Beyond its capacity to adapt to new variants, the company is preparing for its COVID-19 vaccine to become more like a flu vaccine. “Like influenza and respiratory syncytial virus (RSV), which cause severe morbidity and mortality, many experts, including Moderna, expect COVID-19 to become a seasonal virus,” said Melissa J. Moore, Moderna’s Chief Scientific Officer in a recent interview. “I think there will have to be an improved vaccine combating such new variants annually, and people will likely have to get a booster shot every year before winter arrives,” she continued.

“To increase patient convenience, Moderna is trying to incorporate multiple mRNAs that combat respiratory diseases like influenza, RSV, and Covid-19, into one vaccine,” she said. Bancel confirmed this objective in a recent interview with Bloomberg, stating that Moderna could introduce combination shots as early as next year with the first combination vaccine likely to get to market being a combination shot for Covid-19 and flu. Bancel said this will most likely be followed by a trio jab that would include RSV, available by 2025 at the earliest.


Ramping up Production

Moderna has another key objective: increasing its manufacturing capacity. To this end, the company plans to lower production turnaround time using the technology from newly acquired Japanese biotech OriCiro Genomics. At the World Economic Forum, Bancel claimed the new technology, set to be ready in 2024, would “shrink the time to get from designing the sequence to having products ready by two more weeks.”

In addition, Moderna aims to set up new manufacturing facilities throughout the world. The company recently broke land on a new site in Canada as part of a 10-year partnership with the Canadian government to strengthen the company’s pandemic response.  In a similar partnership with the UK government, Moderna will build an Innovation and Technology Centre able to produce up to 250 million vaccines a year. Construction on the site is set to start this year.

Moderna has also begun the construction of facilities in Australia and will soon set up a plant in Kenya with further facilities due in the US and Switzerland.

The ambition, Bancel said, is to have a manufacturing site on every continent, capable of producing not just COVID-19 vaccines. “We can use exactly the same machines in the same plant to make other vaccines, and so the flexibility is what gives me hope, not only for the variants that nature might throw at us, but also for other vaccines,” says Bancel.

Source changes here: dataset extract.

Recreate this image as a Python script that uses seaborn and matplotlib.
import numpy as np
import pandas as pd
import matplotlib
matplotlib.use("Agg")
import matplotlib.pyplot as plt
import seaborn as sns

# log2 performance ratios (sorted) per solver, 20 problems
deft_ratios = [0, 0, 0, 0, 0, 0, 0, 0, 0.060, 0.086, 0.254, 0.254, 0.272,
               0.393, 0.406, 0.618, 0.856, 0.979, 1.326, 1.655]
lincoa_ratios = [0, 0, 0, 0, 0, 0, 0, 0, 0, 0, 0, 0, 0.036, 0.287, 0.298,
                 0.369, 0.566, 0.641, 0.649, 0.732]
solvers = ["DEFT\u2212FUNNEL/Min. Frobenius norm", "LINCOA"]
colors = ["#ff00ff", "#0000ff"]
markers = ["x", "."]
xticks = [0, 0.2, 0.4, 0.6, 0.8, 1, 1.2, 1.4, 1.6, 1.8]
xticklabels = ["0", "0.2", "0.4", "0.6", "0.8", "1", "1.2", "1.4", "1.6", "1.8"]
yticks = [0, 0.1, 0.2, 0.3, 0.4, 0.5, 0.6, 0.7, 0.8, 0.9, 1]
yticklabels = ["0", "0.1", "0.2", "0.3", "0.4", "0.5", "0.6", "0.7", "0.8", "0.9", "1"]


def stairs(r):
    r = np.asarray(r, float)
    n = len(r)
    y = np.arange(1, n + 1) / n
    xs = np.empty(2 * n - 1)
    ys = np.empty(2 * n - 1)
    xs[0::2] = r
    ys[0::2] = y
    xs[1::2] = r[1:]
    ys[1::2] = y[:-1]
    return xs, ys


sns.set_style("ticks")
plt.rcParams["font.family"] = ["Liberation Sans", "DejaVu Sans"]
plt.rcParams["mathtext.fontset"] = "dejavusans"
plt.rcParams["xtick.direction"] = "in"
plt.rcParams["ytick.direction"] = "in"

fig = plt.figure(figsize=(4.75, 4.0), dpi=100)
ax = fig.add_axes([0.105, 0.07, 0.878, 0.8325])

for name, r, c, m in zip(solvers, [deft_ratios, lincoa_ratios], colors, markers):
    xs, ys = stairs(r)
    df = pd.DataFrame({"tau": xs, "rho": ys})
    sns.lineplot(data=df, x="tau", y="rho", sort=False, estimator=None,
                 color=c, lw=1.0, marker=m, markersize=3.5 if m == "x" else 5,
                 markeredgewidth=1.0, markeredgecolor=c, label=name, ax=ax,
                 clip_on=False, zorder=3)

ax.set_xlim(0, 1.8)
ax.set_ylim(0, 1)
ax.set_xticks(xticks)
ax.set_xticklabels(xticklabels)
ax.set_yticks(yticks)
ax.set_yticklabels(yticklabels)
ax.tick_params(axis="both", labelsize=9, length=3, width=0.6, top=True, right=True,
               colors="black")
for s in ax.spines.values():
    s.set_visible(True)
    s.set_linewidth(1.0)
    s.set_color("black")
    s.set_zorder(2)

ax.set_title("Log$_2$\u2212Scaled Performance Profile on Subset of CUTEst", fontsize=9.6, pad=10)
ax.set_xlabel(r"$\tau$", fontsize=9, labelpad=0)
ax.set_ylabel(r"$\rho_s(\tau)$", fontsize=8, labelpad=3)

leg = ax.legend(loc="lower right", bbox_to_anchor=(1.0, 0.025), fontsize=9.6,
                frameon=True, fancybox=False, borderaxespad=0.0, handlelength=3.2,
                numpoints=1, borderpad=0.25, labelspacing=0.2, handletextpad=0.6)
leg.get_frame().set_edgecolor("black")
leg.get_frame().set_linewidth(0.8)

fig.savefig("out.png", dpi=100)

Promising Candidates in the Pipeline

Moderna has an immunotherapy vaccine program and has been working with Merck for several years to develop personalized cancer vaccines that enable patients’ immune systems to recognize cancer

Melissa J. Moore,  Chief Scientific Officer

Moderna’s pipeline is largely focused on mRNA vaccines for respiratory viruses. One of its star candidates is for a respiratory syncytial virus (RSV) vaccine for which it has reported promising results from its phase 3 trial. Yet Moderna is not alone in the race for an RSV vaccine as the virus runs rampant in the US. Competitors GSK and Pfizer have already filed for approval with the FDA for lower respiratory tract disease caused by RSV in people 60 and older and both companies have priority review status. Moderna expects to submit its application to global regulators in the first half of this year.

Apart from respiratory viruses, Moderna is also developing vaccines for so-called latent viruses, or viruses in the body that can be reactivated under stress. And beyond preventative vaccines, the company also has a broad treatment vaccine pipeline. “Notably, Moderna has an immunotherapy vaccine program and has been working with Merck for several years to develop personalized cancer vaccines that enable patients’ immune systems to recognize cancer,” said CSO Moore.

In short, Moderna is no longer the ambitious biotech with no proven concepts it was before the pandemic, but the company is not relying on its past achievements either.